**Data for this exercise**
>>

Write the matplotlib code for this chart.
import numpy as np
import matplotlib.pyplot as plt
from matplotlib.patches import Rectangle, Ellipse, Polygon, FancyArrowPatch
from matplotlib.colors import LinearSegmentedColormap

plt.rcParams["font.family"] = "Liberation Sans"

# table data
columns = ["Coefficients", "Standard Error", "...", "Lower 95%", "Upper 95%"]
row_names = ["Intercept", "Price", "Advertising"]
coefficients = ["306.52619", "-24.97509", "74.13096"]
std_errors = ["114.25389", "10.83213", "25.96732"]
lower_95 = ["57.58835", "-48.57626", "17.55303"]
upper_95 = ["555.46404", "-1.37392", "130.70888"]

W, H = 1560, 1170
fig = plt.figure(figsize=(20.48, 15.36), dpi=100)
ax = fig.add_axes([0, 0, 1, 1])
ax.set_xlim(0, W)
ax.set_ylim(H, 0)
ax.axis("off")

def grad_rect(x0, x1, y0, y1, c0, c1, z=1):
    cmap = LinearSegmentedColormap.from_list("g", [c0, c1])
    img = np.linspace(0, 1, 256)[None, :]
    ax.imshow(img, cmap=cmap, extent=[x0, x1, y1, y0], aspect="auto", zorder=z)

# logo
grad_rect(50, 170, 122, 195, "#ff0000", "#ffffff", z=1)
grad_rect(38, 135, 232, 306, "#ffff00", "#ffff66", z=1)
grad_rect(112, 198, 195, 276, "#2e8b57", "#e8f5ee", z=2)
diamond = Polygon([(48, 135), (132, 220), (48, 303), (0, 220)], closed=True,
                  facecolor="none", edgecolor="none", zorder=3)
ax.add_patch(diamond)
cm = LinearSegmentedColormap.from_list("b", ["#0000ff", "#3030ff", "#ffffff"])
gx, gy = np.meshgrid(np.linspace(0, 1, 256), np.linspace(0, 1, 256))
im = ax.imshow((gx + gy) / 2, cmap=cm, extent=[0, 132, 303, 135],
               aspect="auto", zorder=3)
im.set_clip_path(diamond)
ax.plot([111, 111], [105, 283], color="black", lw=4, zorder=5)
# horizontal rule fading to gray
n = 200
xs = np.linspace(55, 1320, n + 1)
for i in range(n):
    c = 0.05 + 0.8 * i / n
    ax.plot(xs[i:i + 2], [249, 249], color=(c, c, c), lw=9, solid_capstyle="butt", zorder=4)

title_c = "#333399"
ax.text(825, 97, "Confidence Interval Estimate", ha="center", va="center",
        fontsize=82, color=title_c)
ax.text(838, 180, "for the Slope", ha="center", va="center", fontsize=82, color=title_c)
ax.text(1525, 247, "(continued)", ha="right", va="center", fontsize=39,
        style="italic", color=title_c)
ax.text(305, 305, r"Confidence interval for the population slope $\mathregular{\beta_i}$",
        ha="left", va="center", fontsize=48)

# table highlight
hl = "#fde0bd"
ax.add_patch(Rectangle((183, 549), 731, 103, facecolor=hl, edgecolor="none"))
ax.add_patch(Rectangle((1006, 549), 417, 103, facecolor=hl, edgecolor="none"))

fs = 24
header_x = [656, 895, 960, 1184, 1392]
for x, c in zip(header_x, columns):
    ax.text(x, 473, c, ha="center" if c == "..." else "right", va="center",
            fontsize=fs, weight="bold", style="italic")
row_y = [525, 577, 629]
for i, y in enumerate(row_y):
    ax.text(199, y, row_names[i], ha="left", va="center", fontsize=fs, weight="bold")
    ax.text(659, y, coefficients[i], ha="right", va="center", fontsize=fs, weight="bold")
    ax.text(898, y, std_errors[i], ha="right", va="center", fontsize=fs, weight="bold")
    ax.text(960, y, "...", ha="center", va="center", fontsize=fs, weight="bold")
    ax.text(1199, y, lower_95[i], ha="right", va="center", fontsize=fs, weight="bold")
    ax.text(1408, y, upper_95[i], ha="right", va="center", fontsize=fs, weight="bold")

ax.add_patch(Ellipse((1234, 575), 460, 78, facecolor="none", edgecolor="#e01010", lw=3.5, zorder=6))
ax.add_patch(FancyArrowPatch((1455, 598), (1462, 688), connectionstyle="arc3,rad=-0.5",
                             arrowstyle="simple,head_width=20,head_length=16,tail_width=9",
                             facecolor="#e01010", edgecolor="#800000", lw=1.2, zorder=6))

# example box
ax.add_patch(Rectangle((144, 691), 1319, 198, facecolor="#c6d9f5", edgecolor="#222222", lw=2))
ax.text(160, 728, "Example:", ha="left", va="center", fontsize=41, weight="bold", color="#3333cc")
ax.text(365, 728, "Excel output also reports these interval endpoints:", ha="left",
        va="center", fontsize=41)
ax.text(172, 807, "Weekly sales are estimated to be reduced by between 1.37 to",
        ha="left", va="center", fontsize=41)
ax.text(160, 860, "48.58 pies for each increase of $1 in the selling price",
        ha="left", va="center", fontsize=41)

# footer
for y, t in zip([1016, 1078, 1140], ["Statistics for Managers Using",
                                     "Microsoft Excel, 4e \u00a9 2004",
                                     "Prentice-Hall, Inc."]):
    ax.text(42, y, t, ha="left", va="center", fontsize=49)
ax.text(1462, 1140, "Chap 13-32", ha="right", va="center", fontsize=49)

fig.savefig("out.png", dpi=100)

<<
>>

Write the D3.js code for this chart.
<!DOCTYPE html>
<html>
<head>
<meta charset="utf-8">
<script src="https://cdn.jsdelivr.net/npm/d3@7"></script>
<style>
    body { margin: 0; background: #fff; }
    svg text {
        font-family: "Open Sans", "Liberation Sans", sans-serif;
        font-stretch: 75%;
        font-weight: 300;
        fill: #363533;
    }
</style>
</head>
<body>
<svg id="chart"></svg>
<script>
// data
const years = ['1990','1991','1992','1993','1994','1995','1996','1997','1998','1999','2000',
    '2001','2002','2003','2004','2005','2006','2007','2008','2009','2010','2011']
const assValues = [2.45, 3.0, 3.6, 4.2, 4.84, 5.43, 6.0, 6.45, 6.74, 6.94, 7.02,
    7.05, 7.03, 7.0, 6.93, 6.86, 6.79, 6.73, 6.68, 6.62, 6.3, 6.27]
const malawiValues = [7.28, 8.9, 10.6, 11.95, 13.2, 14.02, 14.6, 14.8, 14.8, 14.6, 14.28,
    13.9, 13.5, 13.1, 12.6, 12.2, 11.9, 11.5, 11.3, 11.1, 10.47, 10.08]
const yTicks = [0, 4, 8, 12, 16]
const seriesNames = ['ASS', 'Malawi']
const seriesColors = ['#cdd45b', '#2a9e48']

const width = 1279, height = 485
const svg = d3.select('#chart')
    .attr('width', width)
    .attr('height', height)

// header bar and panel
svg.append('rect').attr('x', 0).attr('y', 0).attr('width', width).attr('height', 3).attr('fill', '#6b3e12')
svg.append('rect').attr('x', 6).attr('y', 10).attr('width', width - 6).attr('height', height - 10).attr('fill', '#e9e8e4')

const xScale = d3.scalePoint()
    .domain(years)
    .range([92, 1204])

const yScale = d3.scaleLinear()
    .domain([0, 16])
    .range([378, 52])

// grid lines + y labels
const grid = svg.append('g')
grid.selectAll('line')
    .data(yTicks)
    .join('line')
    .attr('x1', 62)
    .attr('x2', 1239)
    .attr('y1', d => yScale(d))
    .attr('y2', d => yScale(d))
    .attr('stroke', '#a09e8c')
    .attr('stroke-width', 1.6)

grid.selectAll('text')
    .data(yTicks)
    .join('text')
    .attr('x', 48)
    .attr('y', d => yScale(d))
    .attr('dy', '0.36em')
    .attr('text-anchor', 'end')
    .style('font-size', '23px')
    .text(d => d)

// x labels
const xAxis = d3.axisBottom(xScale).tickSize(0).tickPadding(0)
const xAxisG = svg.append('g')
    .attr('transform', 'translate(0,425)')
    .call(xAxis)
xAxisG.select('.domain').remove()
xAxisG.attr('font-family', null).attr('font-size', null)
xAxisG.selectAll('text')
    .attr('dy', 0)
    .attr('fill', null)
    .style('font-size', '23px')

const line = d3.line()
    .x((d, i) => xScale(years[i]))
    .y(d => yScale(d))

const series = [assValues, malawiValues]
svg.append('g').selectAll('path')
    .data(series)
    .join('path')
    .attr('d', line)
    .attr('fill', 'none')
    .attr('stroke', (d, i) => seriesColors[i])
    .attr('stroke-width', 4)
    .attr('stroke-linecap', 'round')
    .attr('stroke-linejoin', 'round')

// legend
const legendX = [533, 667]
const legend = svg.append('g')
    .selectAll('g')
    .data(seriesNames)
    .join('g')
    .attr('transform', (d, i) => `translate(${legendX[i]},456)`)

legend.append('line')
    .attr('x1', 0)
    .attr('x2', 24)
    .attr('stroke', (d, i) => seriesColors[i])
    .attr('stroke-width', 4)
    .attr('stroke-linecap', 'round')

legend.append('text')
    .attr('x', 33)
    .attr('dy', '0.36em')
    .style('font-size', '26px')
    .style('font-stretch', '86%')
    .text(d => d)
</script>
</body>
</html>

<<
>>

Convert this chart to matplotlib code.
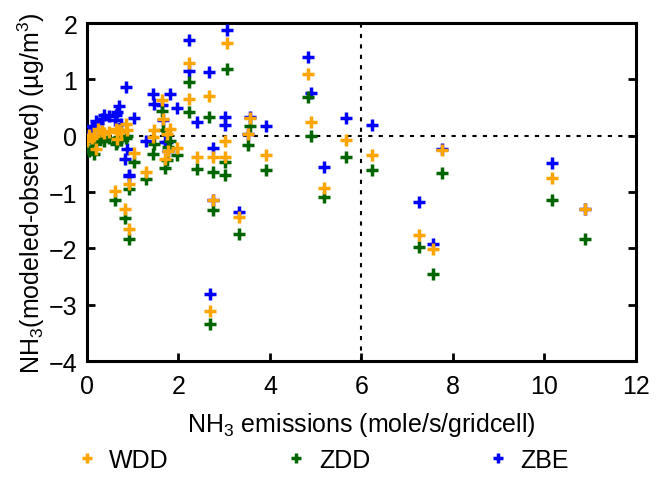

<<

**Directive**
Pick out all lines containing the string "code".

**Correct answer**
Write the matplotlib code for this chart.
Write the D3.js code for this chart.
Convert this chart to matplotlib code.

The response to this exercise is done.